┌──

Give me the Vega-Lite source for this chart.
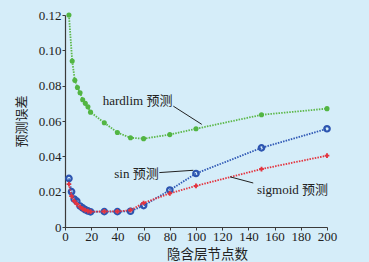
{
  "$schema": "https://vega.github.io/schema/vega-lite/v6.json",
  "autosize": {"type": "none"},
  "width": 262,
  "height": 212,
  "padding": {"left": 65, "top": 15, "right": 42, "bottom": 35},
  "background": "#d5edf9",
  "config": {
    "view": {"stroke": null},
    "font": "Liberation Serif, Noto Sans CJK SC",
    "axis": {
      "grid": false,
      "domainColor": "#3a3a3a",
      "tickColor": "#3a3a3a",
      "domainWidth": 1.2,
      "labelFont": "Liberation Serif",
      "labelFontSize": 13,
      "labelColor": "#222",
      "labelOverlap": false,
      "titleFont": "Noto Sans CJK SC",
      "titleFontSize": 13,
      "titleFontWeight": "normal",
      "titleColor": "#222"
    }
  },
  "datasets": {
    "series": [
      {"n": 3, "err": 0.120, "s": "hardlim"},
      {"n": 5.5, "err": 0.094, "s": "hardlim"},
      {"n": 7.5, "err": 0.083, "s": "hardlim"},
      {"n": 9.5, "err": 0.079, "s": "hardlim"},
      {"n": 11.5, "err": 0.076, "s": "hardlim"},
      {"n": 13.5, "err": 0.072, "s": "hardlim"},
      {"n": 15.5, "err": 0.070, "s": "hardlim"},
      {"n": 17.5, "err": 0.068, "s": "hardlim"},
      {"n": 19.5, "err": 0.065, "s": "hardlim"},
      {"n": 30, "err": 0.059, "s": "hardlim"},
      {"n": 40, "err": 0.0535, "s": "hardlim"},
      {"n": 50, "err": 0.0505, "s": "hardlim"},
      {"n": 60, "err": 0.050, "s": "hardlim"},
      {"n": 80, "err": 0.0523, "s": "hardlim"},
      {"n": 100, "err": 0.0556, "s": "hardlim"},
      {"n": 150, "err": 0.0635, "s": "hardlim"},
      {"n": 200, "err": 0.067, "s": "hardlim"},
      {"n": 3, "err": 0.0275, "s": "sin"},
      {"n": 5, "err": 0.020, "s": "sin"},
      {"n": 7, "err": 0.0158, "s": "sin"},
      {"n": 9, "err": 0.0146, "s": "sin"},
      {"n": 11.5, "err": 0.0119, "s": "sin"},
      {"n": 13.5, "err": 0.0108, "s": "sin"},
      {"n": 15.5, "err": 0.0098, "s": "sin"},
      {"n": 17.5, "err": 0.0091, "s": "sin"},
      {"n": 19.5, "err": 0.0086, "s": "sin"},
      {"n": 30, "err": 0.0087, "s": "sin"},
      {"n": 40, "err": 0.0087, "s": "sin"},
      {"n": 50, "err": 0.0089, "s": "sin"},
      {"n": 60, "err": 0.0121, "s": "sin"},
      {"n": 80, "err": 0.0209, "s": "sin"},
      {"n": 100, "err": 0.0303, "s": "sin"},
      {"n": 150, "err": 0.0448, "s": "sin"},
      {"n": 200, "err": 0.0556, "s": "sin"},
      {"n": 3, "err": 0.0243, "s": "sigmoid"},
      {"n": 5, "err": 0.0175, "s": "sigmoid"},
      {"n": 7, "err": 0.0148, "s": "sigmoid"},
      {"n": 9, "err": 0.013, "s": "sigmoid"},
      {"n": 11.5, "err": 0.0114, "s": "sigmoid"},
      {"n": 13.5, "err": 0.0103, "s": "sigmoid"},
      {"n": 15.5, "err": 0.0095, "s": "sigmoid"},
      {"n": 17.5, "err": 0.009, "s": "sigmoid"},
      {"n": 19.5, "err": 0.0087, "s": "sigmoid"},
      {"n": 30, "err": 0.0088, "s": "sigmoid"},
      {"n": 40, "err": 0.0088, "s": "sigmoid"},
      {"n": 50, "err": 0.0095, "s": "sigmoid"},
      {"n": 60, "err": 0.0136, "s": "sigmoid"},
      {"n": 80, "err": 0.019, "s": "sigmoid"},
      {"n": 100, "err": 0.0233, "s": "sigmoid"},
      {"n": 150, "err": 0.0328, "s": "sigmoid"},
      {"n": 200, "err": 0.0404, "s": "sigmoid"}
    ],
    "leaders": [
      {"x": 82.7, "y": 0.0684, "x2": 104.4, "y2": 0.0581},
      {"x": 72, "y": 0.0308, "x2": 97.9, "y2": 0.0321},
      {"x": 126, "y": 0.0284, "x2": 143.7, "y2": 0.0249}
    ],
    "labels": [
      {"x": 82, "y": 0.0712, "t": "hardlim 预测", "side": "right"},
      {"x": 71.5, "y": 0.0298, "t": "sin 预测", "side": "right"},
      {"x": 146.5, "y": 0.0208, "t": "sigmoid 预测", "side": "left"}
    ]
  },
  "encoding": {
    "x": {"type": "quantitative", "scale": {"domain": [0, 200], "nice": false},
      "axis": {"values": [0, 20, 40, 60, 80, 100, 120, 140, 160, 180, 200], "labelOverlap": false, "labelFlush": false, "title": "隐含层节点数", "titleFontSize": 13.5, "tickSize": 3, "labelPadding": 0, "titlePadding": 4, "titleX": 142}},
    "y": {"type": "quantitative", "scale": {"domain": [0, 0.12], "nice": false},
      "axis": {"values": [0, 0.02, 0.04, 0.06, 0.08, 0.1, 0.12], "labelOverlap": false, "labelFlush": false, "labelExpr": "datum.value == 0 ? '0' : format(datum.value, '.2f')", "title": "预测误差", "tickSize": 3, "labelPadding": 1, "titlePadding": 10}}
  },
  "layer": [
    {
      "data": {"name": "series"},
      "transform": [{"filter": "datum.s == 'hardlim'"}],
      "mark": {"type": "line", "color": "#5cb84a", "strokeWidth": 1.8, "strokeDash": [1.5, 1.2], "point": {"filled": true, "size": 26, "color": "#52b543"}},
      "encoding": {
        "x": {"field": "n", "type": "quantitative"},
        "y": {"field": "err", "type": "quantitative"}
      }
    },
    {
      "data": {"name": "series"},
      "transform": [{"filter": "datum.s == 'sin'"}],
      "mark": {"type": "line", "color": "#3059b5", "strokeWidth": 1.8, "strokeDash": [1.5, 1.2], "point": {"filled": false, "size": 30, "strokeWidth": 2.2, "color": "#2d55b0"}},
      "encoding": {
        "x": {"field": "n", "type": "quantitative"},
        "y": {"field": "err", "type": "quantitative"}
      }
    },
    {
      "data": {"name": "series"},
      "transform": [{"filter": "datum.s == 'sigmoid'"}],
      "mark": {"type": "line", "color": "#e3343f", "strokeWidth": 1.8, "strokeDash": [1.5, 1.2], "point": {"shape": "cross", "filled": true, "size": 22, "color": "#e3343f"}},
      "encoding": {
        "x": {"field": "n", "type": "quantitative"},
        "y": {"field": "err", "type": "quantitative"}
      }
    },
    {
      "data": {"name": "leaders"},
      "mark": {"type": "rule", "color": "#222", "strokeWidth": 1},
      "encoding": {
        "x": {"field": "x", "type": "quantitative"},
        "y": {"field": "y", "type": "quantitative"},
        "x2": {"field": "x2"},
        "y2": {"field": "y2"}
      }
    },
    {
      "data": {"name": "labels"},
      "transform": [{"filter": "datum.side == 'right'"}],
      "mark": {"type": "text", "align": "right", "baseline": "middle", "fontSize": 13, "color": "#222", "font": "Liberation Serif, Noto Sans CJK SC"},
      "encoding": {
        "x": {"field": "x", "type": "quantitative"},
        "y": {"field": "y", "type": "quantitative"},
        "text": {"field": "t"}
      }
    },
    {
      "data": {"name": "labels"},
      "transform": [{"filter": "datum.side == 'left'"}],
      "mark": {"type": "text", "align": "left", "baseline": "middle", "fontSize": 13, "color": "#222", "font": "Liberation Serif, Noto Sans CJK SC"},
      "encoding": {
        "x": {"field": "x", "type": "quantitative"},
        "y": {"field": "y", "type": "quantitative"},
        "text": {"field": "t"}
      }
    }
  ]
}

└──

- _Instructions to follow_
Return the full material word for word. Do not include the pictures.

- _Correct result_
Give me the Vega-Lite source for this chart.
{
  "$schema": "https://vega.github.io/schema/vega-lite/v6.json",
  "autosize": {"type": "none"},
  "width": 262,
  "height": 212,
  "padding": {"left": 65, "top": 15, "right": 42, "bottom": 35},
  "background": "#d5edf9",
  "config": {
    "view": {"stroke": null},
    "font": "Liberation Serif, Noto Sans CJK SC",
    "axis": {
      "grid": false,
      "domainColor": "#3a3a3a",
      "tickColor": "#3a3a3a",
      "domainWidth": 1.2,
      "labelFont": "Liberation Serif",
      "labelFontSize": 13,
      "labelColor": "#222",
      "labelOverlap": false,
      "titleFont": "Noto Sans CJK SC",
      "titleFontSize": 13,
      "titleFontWeight": "normal",
      "titleColor": "#222"
    }
  },
  "datasets": {
    "series": [
      {"n": 3, "err": 0.120, "s": "hardlim"},
      {"n": 5.5, "err": 0.094, "s": "hardlim"},
      {"n": 7.5, "err": 0.083, "s": "hardlim"},
      {"n": 9.5, "err": 0.079, "s": "hardlim"},
      {"n": 11.5, "err": 0.076, "s": "hardlim"},
      {"n": 13.5, "err": 0.072, "s": "hardlim"},
      {"n": 15.5, "err": 0.070, "s": "hardlim"},
      {"n": 17.5, "err": 0.068, "s": "hardlim"},
      {"n": 19.5, "err": 0.065, "s": "hardlim"},
      {"n": 30, "err": 0.059, "s": "hardlim"},
      {"n": 40, "err": 0.0535, "s": "hardlim"},
      {"n": 50, "err": 0.0505, "s": "hardlim"},
      {"n": 60, "err": 0.050, "s": "hardlim"},
      {"n": 80, "err": 0.0523, "s": "hardlim"},
      {"n": 100, "err": 0.0556, "s": "hardlim"},
      {"n": 150, "err": 0.0635, "s": "hardlim"},
      {"n": 200, "err": 0.067, "s": "hardlim"},
      {"n": 3, "err": 0.0275, "s": "sin"},
      {"n": 5, "err": 0.020, "s": "sin"},
      {"n": 7, "err": 0.0158, "s": "sin"},
      {"n": 9, "err": 0.0146, "s": "sin"},
      {"n": 11.5, "err": 0.0119, "s": "sin"},
      {"n": 13.5, "err": 0.0108, "s": "sin"},
      {"n": 15.5, "err": 0.0098, "s": "sin"},
      {"n": 17.5, "err": 0.0091, "s": "sin"},
      {"n": 19.5, "err": 0.0086, "s": "sin"},
      {"n": 30, "err": 0.0087, "s": "sin"},
      {"n": 40, "err": 0.0087, "s": "sin"},
      {"n": 50, "err": 0.0089, "s": "sin"},
      {"n": 60, "err": 0.0121, "s": "sin"},
      {"n": 80, "err": 0.0209, "s": "sin"},
      {"n": 100, "err": 0.0303, "s": "sin"},
      {"n": 150, "err": 0.0448, "s": "sin"},
      {"n": 200, "err": 0.0556, "s": "sin"},
      {"n": 3, "err": 0.0243, "s": "sigmoid"},
      {"n": 5, "err": 0.0175, "s": "sigmoid"},
      {"n": 7, "err": 0.0148, "s": "sigmoid"},
      {"n": 9, "err": 0.013, "s": "sigmoid"},
      {"n": 11.5, "err": 0.0114, "s": "sigmoid"},
      {"n": 13.5, "err": 0.0103, "s": "sigmoid"},
      {"n": 15.5, "err": 0.0095, "s": "sigmoid"},
      {"n": 17.5, "err": 0.009, "s": "sigmoid"},
      {"n": 19.5, "err": 0.0087, "s": "sigmoid"},
      {"n": 30, "err": 0.0088, "s": "sigmoid"},
      {"n": 40, "err": 0.0088, "s": "sigmoid"},
      {"n": 50, "err": 0.0095, "s": "sigmoid"},
      {"n": 60, "err": 0.0136, "s": "sigmoid"},
      {"n": 80, "err": 0.019, "s": "sigmoid"},
      {"n": 100, "err": 0.0233, "s": "sigmoid"},
      {"n": 150, "err": 0.0328, "s": "sigmoid"},
      {"n": 200, "err": 0.0404, "s": "sigmoid"}
    ],
    "leaders": [
      {"x": 82.7, "y": 0.0684, "x2": 104.4, "y2": 0.0581},
      {"x": 72, "y": 0.0308, "x2": 97.9, "y2": 0.0321},
      {"x": 126, "y": 0.0284, "x2": 143.7, "y2": 0.0249}
    ],
    "labels": [
      {"x": 82, "y": 0.0712, "t": "hardlim 预测", "side": "right"},
      {"x": 71.5, "y": 0.0298, "t": "sin 预测", "side": "right"},
      {"x": 146.5, "y": 0.0208, "t": "sigmoid 预测", "side": "left"}
    ]
  },
  "encoding": {
    "x": {"type": "quantitative", "scale": {"domain": [0, 200], "nice": false},
      "axis": {"values": [0, 20, 40, 60, 80, 100, 120, 140, 160, 180, 200], "labelOverlap": false, "labelFlush": false, "title": "隐含层节点数", "titleFontSize": 13.5, "tickSize": 3, "labelPadding": 0, "titlePadding": 4, "titleX": 142}},
    "y": {"type": "quantitative", "scale": {"domain": [0, 0.12], "nice": false},
      "axis": {"values": [0, 0.02, 0.04, 0.06, 0.08, 0.1, 0.12], "labelOverlap": false, "labelFlush": false, "labelExpr": "datum.value == 0 ? '0' : format(datum.value, '.2f')", "title": "预测误差", "tickSize": 3, "labelPadding": 1, "titlePadding": 10}}
  },
  "layer": [
    {
      "data": {"name": "series"},
      "transform": [{"filter": "datum.s == 'hardlim'"}],
      "mark": {"type": "line", "color": "#5cb84a", "strokeWidth": 1.8, "strokeDash": [1.5, 1.2], "point": {"filled": true, "size": 26, "color": "#52b543"}},
      "encoding": {
        "x": {"field": "n", "type": "quantitative"},
        "y": {"field": "err", "type": "quantitative"}
      }
    },
    {
      "data": {"name": "series"},
      "transform": [{"filter": "datum.s == 'sin'"}],
      "mark": {"type": "line", "color": "#3059b5", "strokeWidth": 1.8, "strokeDash": [1.5, 1.2], "point": {"filled": false, "size": 30, "strokeWidth": 2.2, "color": "#2d55b0"}},
      "encoding": {
        "x": {"field": "n", "type": "quantitative"},
        "y": {"field": "err", "type": "quantitative"}
      }
    },
    {
      "data": {"name": "series"},
      "transform": [{"filter": "datum.s == 'sigmoid'"}],
      "mark": {"type": "line", "color": "#e3343f", "strokeWidth": 1.8, "strokeDash": [1.5, 1.2], "point": {"shape": "cross", "filled": true, "size": 22, "color": "#e3343f"}},
      "encoding": {
        "x": {"field": "n", "type": "quantitative"},
        "y": {"field": "err", "type": "quantitative"}
      }
    },
    {
      "data": {"name": "leaders"},
      "mark": {"type": "rule", "color": "#222", "strokeWidth": 1},
      "encoding": {
        "x": {"field": "x", "type": "quantitative"},
        "y": {"field": "y", "type": "quantitative"},
        "x2": {"field": "x2"},
        "y2": {"field": "y2"}
      }
    },
    {
      "data": {"name": "labels"},
      "transform": [{"filter": "datum.side == 'right'"}],
      "mark": {"type": "text", "align": "right", "baseline": "middle", "fontSize": 13, "color": "#222", "font": "Liberation Serif, Noto Sans CJK SC"},
      "encoding": {
        "x": {"field": "x", "type": "quantitative"},
        "y": {"field": "y", "type": "quantitative"},
        "text": {"field": "t"}
      }
    },
    {
      "data": {"name": "labels"},
      "transform": [{"filter": "datum.side == 'left'"}],
      "mark": {"type": "text", "align": "left", "baseline": "middle", "fontSize": 13, "color": "#222", "font": "Liberation Serif, Noto Sans CJK SC"},
      "encoding": {
        "x": {"field": "x", "type": "quantitative"},
        "y": {"field": "y", "type": "quantitative"},
        "text": {"field": "t"}
      }
    }
  ]
}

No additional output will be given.